GIVEN TASK =
Output every line of the material exactly, omitting images.
— START —
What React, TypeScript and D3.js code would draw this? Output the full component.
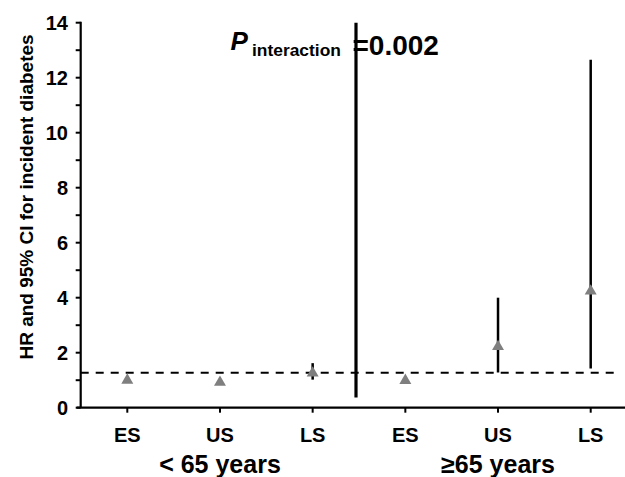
import React from "react";
import * as d3 from "d3";

const categories = ["ES", "US", "LS", "ES", "US", "LS"];
const groups = ["< 65 years", "≥65 years"];
const hr = [1.0, 0.92, 1.26, 0.99, 2.22, 4.24];
const ciLower = [0.95, 0.88, 1.02, 0.94, 1.28, 1.43];
const ciUpper = [1.05, 0.97, 1.62, 1.04, 4.0, 12.65];
const refLine = 1.27;
const yTicks = [0, 2, 4, 6, 8, 10, 12, 14];
const yMinorTicks = [1, 3, 5, 7, 9, 11, 13];
const separatorRange = [0.37, 14];

const W = 625;
const H = 477;
const FONT = "'Liberation Sans', Arial, Helvetica, sans-serif";

export default function App() {
  const idx = categories.map((_, i) => i);
  const x = d3.scalePoint<number>().domain(idx).range([127.3, 590.7]);
  const y = d3.scaleLinear().domain([0, 14]).range([407.7, 22.7]);
  const axisX = 80.7;
  const sepX = ((x(2) as number) + (x(3) as number)) / 2 - 3;
  const tri = d3.symbol().type(d3.symbolTriangle).size(62)();

  return (
    <svg width={W} height={H} style={{ position: "absolute", left: 0, top: 0, background: "#fff" }} fontFamily={FONT}>
      {/* reference dashed line */}
      <line x1={axisX} x2={620} y1={y(refLine)} y2={y(refLine)} stroke="#000" strokeWidth={2} strokeDasharray="8,7" />

      {/* y axis */}
      <line x1={axisX} x2={axisX} y1={y(14) - 1} y2={y(0)} stroke="#000" strokeWidth={2.2} />
      {yTicks.map((t) => (
        <g key={"t" + t}>
          <line x1={axisX - 5} x2={axisX} y1={y(t)} y2={y(t)} stroke="#000" strokeWidth={2} />
          <text x={68} y={y(t)} dy="0.36em" textAnchor="end" fontSize={20} fontWeight="bold">
            {t}
          </text>
        </g>
      ))}
      {yMinorTicks.map((t) => (
        <line key={"m" + t} x1={axisX - 5} x2={axisX} y1={y(t)} y2={y(t)} stroke="#000" strokeWidth={2} />
      ))}
      <text
        transform={`translate(33,197) rotate(-90)`}
        textAnchor="middle"
        fontSize={19}
        fontWeight="bold"
      >
        HR and 95% CI for incident diabetes
      </text>

      {/* x axis */}
      <line x1={axisX - 4} x2={625} y1={y(0)} y2={y(0)} stroke="#000" strokeWidth={2.2} />
      {idx.map((i) => (
        <g key={"x" + i}>
          <line x1={x(i)} x2={x(i)} y1={y(0)} y2={y(0) + 5} stroke="#000" strokeWidth={2} />
          <text x={x(i)} y={441.7} textAnchor="middle" fontSize={20} fontWeight="bold">
            {categories[i]}
          </text>
        </g>
      ))}
      {groups.map((g, gi) => (
        <text key={g} x={x(gi * 3 + 1)} y={472.5} textAnchor="middle" fontSize={25} fontWeight="bold">
          {g}
        </text>
      ))}

      {/* separator */}
      <line x1={sepX} x2={sepX} y1={y(separatorRange[1])} y2={y(separatorRange[0])} stroke="#000" strokeWidth={3.2} />

      {/* CIs */}
      {idx.map((i) => (
        <line key={"ci" + i} x1={x(i)} x2={x(i)} y1={y(ciLower[i])} y2={y(ciUpper[i])} stroke="#000" strokeWidth={2.5} />
      ))}
      {/* points */}
      {idx.map((i) => (
        <path key={"p" + i} d={tri as string} transform={`translate(${x(i)},${y(hr[i])})`} fill="#7f7f7f" />
      ))}

      {/* title */}
      <text x={230.5} y={49.5} fontSize={26} fontWeight="bold" fontStyle="italic">
        P
      </text>
      <text x={252} y={56} fontSize={17.4} fontWeight="bold">
        interaction
      </text>
      <text x={352.5} y={55} fontSize={28} fontWeight="bold">
        =0.002
      </text>
    </svg>
  );
}
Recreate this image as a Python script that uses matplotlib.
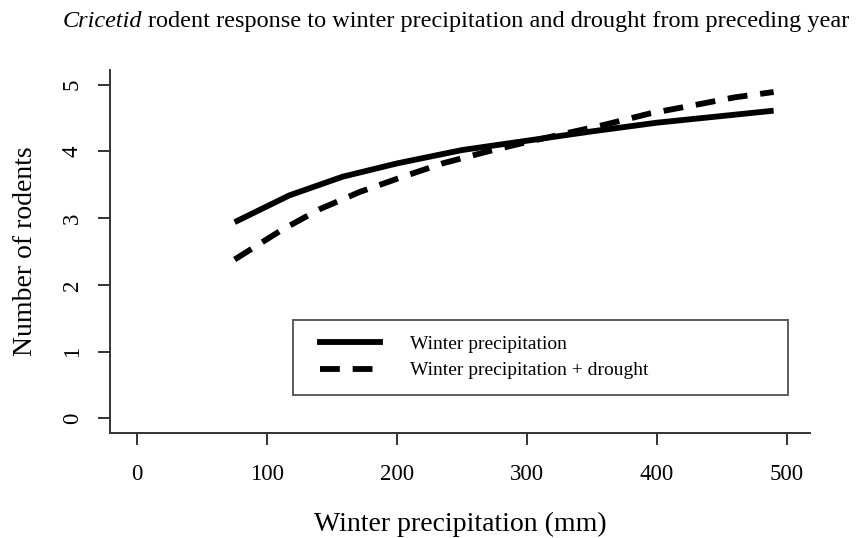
import matplotlib
matplotlib.use("Agg")
import matplotlib.pyplot as plt
from matplotlib.lines import Line2D
from matplotlib.legend_handler import HandlerLine2D

# Fitted rodent counts against winter precipitation (mm)
precip_solid = [75, 117, 158, 200, 250, 300, 350, 400, 450, 490]
rodents_solid = [2.94, 3.34, 3.62, 3.82, 4.02, 4.16, 4.30, 4.43, 4.53, 4.61]

precip_dashed = [75, 111, 140, 171, 203, 235, 270, 300, 330, 360, 395, 428, 460, 490]
rodents_dashed = [2.38, 2.82, 3.13, 3.39, 3.61, 3.82, 4.00, 4.14, 4.27, 4.40, 4.57, 4.69, 4.81, 4.89]

x_ticks = [0, 100, 200, 300, 400, 500]
y_ticks = [0, 1, 2, 3, 4, 5]
series_labels = ["Winter precipitation", "Winter precipitation + drought"]

plt.rcParams["font.family"] = ["Liberation Serif", "DejaVu Serif"]

LW = 4.2
DASH = (3.4, 2.2)
AXIS_COLOR = "#333333"

fig = plt.figure(figsize=(8.64, 5.38), dpi=100)
ax = fig.add_axes([0.1273, 0.1952, 0.8102, 0.6747])

ax.plot(precip_solid, rodents_solid, color="black", lw=LW,
        solid_capstyle="butt")
ax.plot(precip_dashed, rodents_dashed, color="black", lw=LW,
        dashes=DASH, dash_capstyle="butt")

ax.set_xlim(-21, 518)
ax.set_ylim(-0.22, 5.22)
ax.set_xticks(x_ticks)
ax.set_yticks(y_ticks)

for side in ("top", "right"):
    ax.spines[side].set_visible(False)
for side in ("left", "bottom"):
    ax.spines[side].set_color(AXIS_COLOR)
    ax.spines[side].set_linewidth(1.4)

ax.tick_params(axis="both", direction="out", length=8.5, width=1.4,
               color=AXIS_COLOR, labelsize=16.5)
ax.tick_params(axis="x", pad=14)
ax.tick_params(axis="y", pad=11)
for lbl in ax.get_yticklabels():
    lbl.set_rotation(90)
    lbl.set_va("center")

ax.set_xlabel("Winter precipitation (mm)", fontsize=20, labelpad=19)
ax.set_ylabel("Number of rodents", fontsize=20, labelpad=17)

# Title: italic genus name followed by the upright remainder
t1 = fig.text(0.072, 0.941, "Cricetid", fontsize=17.5, style="italic",
              ha="left", va="bottom")
ax.annotate("rodent response to winter precipitation and drought from preceding year",
            xy=(1, 0), xycoords=t1, xytext=(4.5, 0), textcoords="offset points",
            fontsize=17.5, ha="left", va="bottom", annotation_clip=False)

handles = [
    Line2D([], [], color="black", lw=LW),
    Line2D([], [], color="black", lw=LW, dashes=DASH),
]
pad_handler = HandlerLine2D(xpad=0.6)
leg = ax.legend(handles, series_labels, loc="center left",
                bbox_to_anchor=(0.261, 0.102, 0.707, 0.212), mode="expand",
                fontsize=14, frameon=True, fancybox=False,
                handlelength=3.7, handletextpad=1.55, borderpad=0.8,
                labelspacing=0.45, borderaxespad=0,
                handler_map={Line2D: pad_handler})
leg.get_frame().set_edgecolor(AXIS_COLOR)
leg.get_frame().set_linewidth(1.4)

fig.savefig("out.png", dpi=100, facecolor="white")
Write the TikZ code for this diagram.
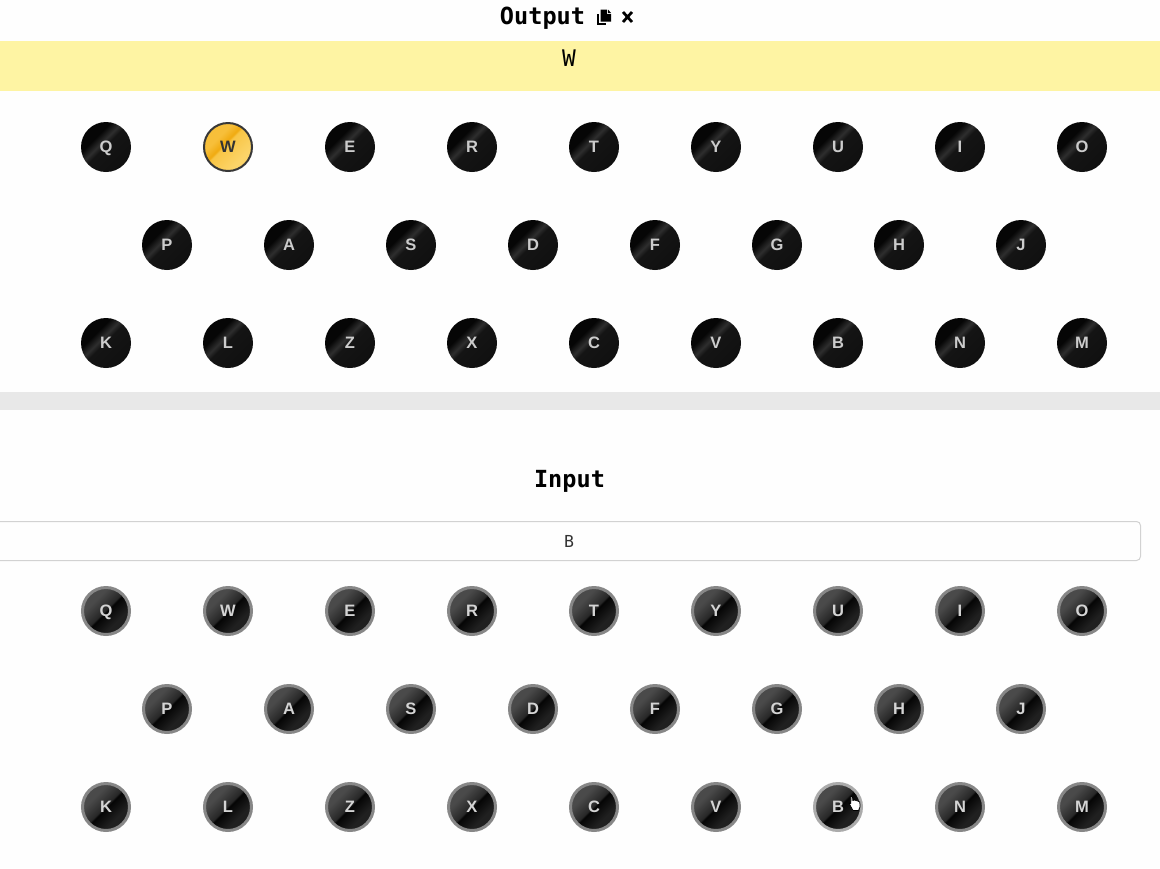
— END —
WRITTEN REPLY =
What React, TypeScript and D3.js code would draw this? Output the full component.
import React from "react";
import * as d3 from "d3";

const categories = ["ES", "US", "LS", "ES", "US", "LS"];
const groups = ["< 65 years", "≥65 years"];
const hr = [1.0, 0.92, 1.26, 0.99, 2.22, 4.24];
const ciLower = [0.95, 0.88, 1.02, 0.94, 1.28, 1.43];
const ciUpper = [1.05, 0.97, 1.62, 1.04, 4.0, 12.65];
const refLine = 1.27;
const yTicks = [0, 2, 4, 6, 8, 10, 12, 14];
const yMinorTicks = [1, 3, 5, 7, 9, 11, 13];
const separatorRange = [0.37, 14];

const W = 625;
const H = 477;
const FONT = "'Liberation Sans', Arial, Helvetica, sans-serif";

export default function App() {
  const idx = categories.map((_, i) => i);
  const x = d3.scalePoint<number>().domain(idx).range([127.3, 590.7]);
  const y = d3.scaleLinear().domain([0, 14]).range([407.7, 22.7]);
  const axisX = 80.7;
  const sepX = ((x(2) as number) + (x(3) as number)) / 2 - 3;
  const tri = d3.symbol().type(d3.symbolTriangle).size(62)();

  return (
    <svg width={W} height={H} style={{ position: "absolute", left: 0, top: 0, background: "#fff" }} fontFamily={FONT}>
      {/* reference dashed line */}
      <line x1={axisX} x2={620} y1={y(refLine)} y2={y(refLine)} stroke="#000" strokeWidth={2} strokeDasharray="8,7" />

      {/* y axis */}
      <line x1={axisX} x2={axisX} y1={y(14) - 1} y2={y(0)} stroke="#000" strokeWidth={2.2} />
      {yTicks.map((t) => (
        <g key={"t" + t}>
          <line x1={axisX - 5} x2={axisX} y1={y(t)} y2={y(t)} stroke="#000" strokeWidth={2} />
          <text x={68} y={y(t)} dy="0.36em" textAnchor="end" fontSize={20} fontWeight="bold">
            {t}
          </text>
        </g>
      ))}
      {yMinorTicks.map((t) => (
        <line key={"m" + t} x1={axisX - 5} x2={axisX} y1={y(t)} y2={y(t)} stroke="#000" strokeWidth={2} />
      ))}
      <text
        transform={`translate(33,197) rotate(-90)`}
        textAnchor="middle"
        fontSize={19}
        fontWeight="bold"
      >
        HR and 95% CI for incident diabetes
      </text>

      {/* x axis */}
      <line x1={axisX - 4} x2={625} y1={y(0)} y2={y(0)} stroke="#000" strokeWidth={2.2} />
      {idx.map((i) => (
        <g key={"x" + i}>
          <line x1={x(i)} x2={x(i)} y1={y(0)} y2={y(0) + 5} stroke="#000" strokeWidth={2} />
          <text x={x(i)} y={441.7} textAnchor="middle" fontSize={20} fontWeight="bold">
            {categories[i]}
          </text>
        </g>
      ))}
      {groups.map((g, gi) => (
        <text key={g} x={x(gi * 3 + 1)} y={472.5} textAnchor="middle" fontSize={25} fontWeight="bold">
          {g}
        </text>
      ))}

      {/* separator */}
      <line x1={sepX} x2={sepX} y1={y(separatorRange[1])} y2={y(separatorRange[0])} stroke="#000" strokeWidth={3.2} />

      {/* CIs */}
      {idx.map((i) => (
        <line key={"ci" + i} x1={x(i)} x2={x(i)} y1={y(ciLower[i])} y2={y(ciUpper[i])} stroke="#000" strokeWidth={2.5} />
      ))}
      {/* points */}
      {idx.map((i) => (
        <path key={"p" + i} d={tri as string} transform={`translate(${x(i)},${y(hr[i])})`} fill="#7f7f7f" />
      ))}

      {/* title */}
      <text x={230.5} y={49.5} fontSize={26} fontWeight="bold" fontStyle="italic">
        P
      </text>
      <text x={252} y={56} fontSize={17.4} fontWeight="bold">
        interaction
      </text>
      <text x={352.5} y={55} fontSize={28} fontWeight="bold">
        =0.002
      </text>
    </svg>
  );
}
Recreate this image as a Python script that uses matplotlib.
import matplotlib
matplotlib.use("Agg")
import matplotlib.pyplot as plt
from matplotlib.lines import Line2D
from matplotlib.legend_handler import HandlerLine2D

# Fitted rodent counts against winter precipitation (mm)
precip_solid = [75, 117, 158, 200, 250, 300, 350, 400, 450, 490]
rodents_solid = [2.94, 3.34, 3.62, 3.82, 4.02, 4.16, 4.30, 4.43, 4.53, 4.61]

precip_dashed = [75, 111, 140, 171, 203, 235, 270, 300, 330, 360, 395, 428, 460, 490]
rodents_dashed = [2.38, 2.82, 3.13, 3.39, 3.61, 3.82, 4.00, 4.14, 4.27, 4.40, 4.57, 4.69, 4.81, 4.89]

x_ticks = [0, 100, 200, 300, 400, 500]
y_ticks = [0, 1, 2, 3, 4, 5]
series_labels = ["Winter precipitation", "Winter precipitation + drought"]

plt.rcParams["font.family"] = ["Liberation Serif", "DejaVu Serif"]

LW = 4.2
DASH = (3.4, 2.2)
AXIS_COLOR = "#333333"

fig = plt.figure(figsize=(8.64, 5.38), dpi=100)
ax = fig.add_axes([0.1273, 0.1952, 0.8102, 0.6747])

ax.plot(precip_solid, rodents_solid, color="black", lw=LW,
        solid_capstyle="butt")
ax.plot(precip_dashed, rodents_dashed, color="black", lw=LW,
        dashes=DASH, dash_capstyle="butt")

ax.set_xlim(-21, 518)
ax.set_ylim(-0.22, 5.22)
ax.set_xticks(x_ticks)
ax.set_yticks(y_ticks)

for side in ("top", "right"):
    ax.spines[side].set_visible(False)
for side in ("left", "bottom"):
    ax.spines[side].set_color(AXIS_COLOR)
    ax.spines[side].set_linewidth(1.4)

ax.tick_params(axis="both", direction="out", length=8.5, width=1.4,
               color=AXIS_COLOR, labelsize=16.5)
ax.tick_params(axis="x", pad=14)
ax.tick_params(axis="y", pad=11)
for lbl in ax.get_yticklabels():
    lbl.set_rotation(90)
    lbl.set_va("center")

ax.set_xlabel("Winter precipitation (mm)", fontsize=20, labelpad=19)
ax.set_ylabel("Number of rodents", fontsize=20, labelpad=17)

# Title: italic genus name followed by the upright remainder
t1 = fig.text(0.072, 0.941, "Cricetid", fontsize=17.5, style="italic",
              ha="left", va="bottom")
ax.annotate("rodent response to winter precipitation and drought from preceding year",
            xy=(1, 0), xycoords=t1, xytext=(4.5, 0), textcoords="offset points",
            fontsize=17.5, ha="left", va="bottom", annotation_clip=False)

handles = [
    Line2D([], [], color="black", lw=LW),
    Line2D([], [], color="black", lw=LW, dashes=DASH),
]
pad_handler = HandlerLine2D(xpad=0.6)
leg = ax.legend(handles, series_labels, loc="center left",
                bbox_to_anchor=(0.261, 0.102, 0.707, 0.212), mode="expand",
                fontsize=14, frameon=True, fancybox=False,
                handlelength=3.7, handletextpad=1.55, borderpad=0.8,
                labelspacing=0.45, borderaxespad=0,
                handler_map={Line2D: pad_handler})
leg.get_frame().set_edgecolor(AXIS_COLOR)
leg.get_frame().set_linewidth(1.4)

fig.savefig("out.png", dpi=100, facecolor="white")
Write the TikZ code for this diagram.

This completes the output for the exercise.